通过文本反转教授 StableDiffusion 新概念

作者： Ian Stenbit, lukewood
创建日期 2022/12/09
最后修改日期 2022/12/09
描述： 使用 KerasCV 的 StableDiffusion 实现学习新的视觉概念。

ⓘ 此示例使用 Keras 2

在 Colab 中查看 • GitHub 源码

文本反转 (Textual Inversion)

自发布以来，StableDiffusion 已迅速成为生成式机器学习社区中的最爱。大量的关注带来了开源贡献的改进、大量的提示工程，甚至催生了新的算法。

也许最令人印象深刻的新算法是文本反转，它在 An Image is Worth One Word: Personalizing Text-to-Image Generation using Textual Inversion 中进行了介绍。

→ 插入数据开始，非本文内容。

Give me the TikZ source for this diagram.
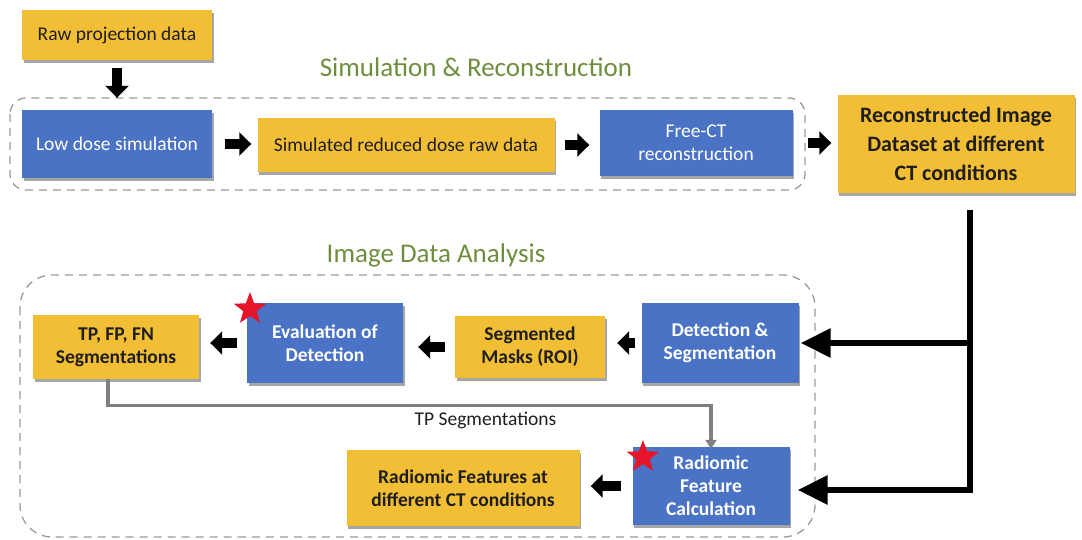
\documentclass[tikz,border=0pt]{standalone}
\usepackage{fontspec}
\setmainfont{Carlito}
\usetikzlibrary{arrows.meta,shadows,shapes.geometric}
\definecolor{boxblue}{HTML}{4A73C5}
\definecolor{boxyellow}{HTML}{F2BE35}
\definecolor{titlegreen}{HTML}{6E8E3D}
\definecolor{dashgray}{HTML}{9A9A9A}
\definecolor{txtdark}{HTML}{1E1E1E}
\definecolor{linkgray}{HTML}{7F7F7F}
\tikzset{
  basebox/.style={draw=none, align=center, inner sep=2pt,
    drop shadow={shadow xshift=1.5pt, shadow yshift=-3pt, opacity=0.35, fill=black}},
  bluebox/.style={basebox, fill=boxblue, text=white},
  yellowbox/.style={basebox, fill=boxyellow, text=txtdark},
  rowone/.style={font=\fontsize{19.5}{23}\selectfont},
  rowtwo/.style={font=\fontsize{19.5}{23}\selectfont\bfseries},
  blockarrow/.style={line width=10pt, -{Triangle[length=12pt,width=23pt]}, black},
  bigarrow/.style={line width=6pt, -{Triangle[length=30pt,width=28pt]}, black},
  grayarrow/.style={line width=3.2pt, draw=linkgray, -{Triangle[length=9pt,width=11pt]}},
  groupbox/.style={draw=dashgray, line width=1.3pt, dash pattern=on 8pt off 6pt},
  grouptitle/.style={text=titlegreen, font=\fontsize{27}{30}\selectfont},
  redstar/.style={star, star points=5, star point ratio=2.4, fill={rgb,255:red,230;green,20;blue,40}, draw=none, minimum size=34pt, inner sep=0pt}
}
\begin{document}
\begin{tikzpicture}[x=1pt,y=-1pt]
\useasboundingbox (0,0) rectangle (1082,540);
% group boxes
\draw[groupbox, rounded corners=16pt] (10,98) rectangle (805,190);
\draw[groupbox, rounded corners=32pt] (20,275) rectangle (815,537);
\node[grouptitle] (simtitle) at (476,67) {Simulation \& Reconstruction};
\node[grouptitle] (idatitle) at (436,255) {Image Data Analysis};
% row one
\node[yellowbox, rowone, minimum width=190pt, minimum height=50pt] (raw) at (117,35) {Raw projection data};
\node[bluebox, rowone, minimum width=190pt, minimum height=68pt] (lowdose) at (117,144) {Low dose simulation};
\node[yellowbox, rowone, minimum width=297pt, minimum height=54pt] (simred) at (406,145) {Simulated reduced dose raw data};
\node[bluebox, rowone, minimum width=193pt, minimum height=66pt] (freect) at (696,143) {Free-CT\\reconstruction};
\node[yellowbox, font=\fontsize{22}{29}\selectfont\bfseries, minimum width=237pt, minimum height=98pt] (recon) at (956,144) {Reconstructed Image\\Dataset at different\\CT conditions};
% row two
\node[yellowbox, rowtwo, minimum width=166pt, minimum height=64pt] (tp) at (116,347) {TP, FP, FN\\Segmentations};
\node[bluebox, rowtwo, minimum width=156pt, minimum height=80pt] (evald) at (325,343) {Evaluation of\\Detection};
\node[yellowbox, rowtwo, minimum width=150pt, minimum height=62pt] (segm) at (530,347) {Segmented\\Masks (ROI)};
\node[bluebox, rowtwo, minimum width=157pt, minimum height=80pt] (detseg) at (720,343) {Detection \&\\Segmentation};
\node[bluebox, rowtwo, minimum width=157pt, minimum height=78pt] (radfc) at (711,486) {Radiomic\\Feature\\Calculation};
\node[yellowbox, rowtwo, minimum width=233pt, minimum height=76pt] (radfeat) at (463,488) {Radiomic Features at\\different CT conditions};
% stars
\node[redstar] (star1) at (250,309) {};
\node[redstar] (star2) at (643,457) {};
% small block arrows
\draw[blockarrow, shorten <=8pt, shorten >=12pt] (raw) -- (raw |- lowdose.north);
\draw[blockarrow, shorten <=13pt, shorten >=6pt] (lowdose) -- (lowdose -| simred.west);
\draw[blockarrow, shorten <=10pt, shorten >=10pt] (simred) -- (simred -| freect.west);
\draw[blockarrow, shorten <=15pt, shorten >=6pt] (freect) -- (freect -| recon.west);
\draw[blockarrow, shorten <=10pt, shorten >=11pt] (evald.west) -- (evald.west -| tp.east);
\draw[blockarrow, shorten <=10pt, shorten >=15pt] (segm.west) -- (segm.west -| evald.east);
\draw[blockarrow, shorten <=6pt, shorten >=12pt] (detseg.west) -- (detseg.west -| segm.east);
\draw[blockarrow, shorten <=11pt, shorten >=11pt] (radfc.west) -- (radfc.west -| radfeat.east);
% big connectors
\coordinate (vtop) at (970,210);
\coordinate (j1) at (970,343);
\coordinate (j2) at (970,490);
\draw[line width=6pt] (vtop) -- ([yshift=3pt]j2);
\draw[bigarrow, shorten >=2pt] ([xshift=3pt]j1) -- (j1 -| detseg.east);
\draw[bigarrow, shorten >=8pt] ([xshift=3pt]j2) -- (j2 -| radfc.east);
% gray connector
\draw[grayarrow] ([xshift=-8pt]tp.south) -- ++(0,26) -| node[pos=0.313, below=2pt, text=txtdark, font=\fontsize{19.5}{23}\selectfont] (tplabel) {TP Segmentations} ([yshift=-2pt]radfc.north);
\end{tikzpicture}
\end{document}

文本反转是通过微调来教会图像生成器特定的视觉概念的过程。在下面的图表中，您可以看到一个该过程的示例，作者在此过程中教会了模型新的概念，称之为“S_*”。

概念上，文本反转通过学习一个新文本标记的标记嵌入，同时保持 StableDiffusion 的其余组件冻结来实现。

本指南将向您展示如何使用文本反转算法来微调 KerasCV 中提供的 StableDiffusion 模型。在本指南结束时，您将能够写出“Gandalf the Gray as a <my-funny-cat-token>”这样的提示。

首先，让我们导入所需的包，并创建一个 StableDiffusion 实例，以便我们可以使用其部分组件进行微调。

!pip install -q git+https://github.com/keras-team/keras-cv.git
!pip install -q tensorflow==2.11.0

import math

import keras_cv
import numpy as np
import tensorflow as tf
from keras_cv import layers as cv_layers
from keras_cv.models.stable_diffusion import NoiseScheduler
from tensorflow import keras
import matplotlib.pyplot as plt

stable_diffusion = keras_cv.models.StableDiffusion()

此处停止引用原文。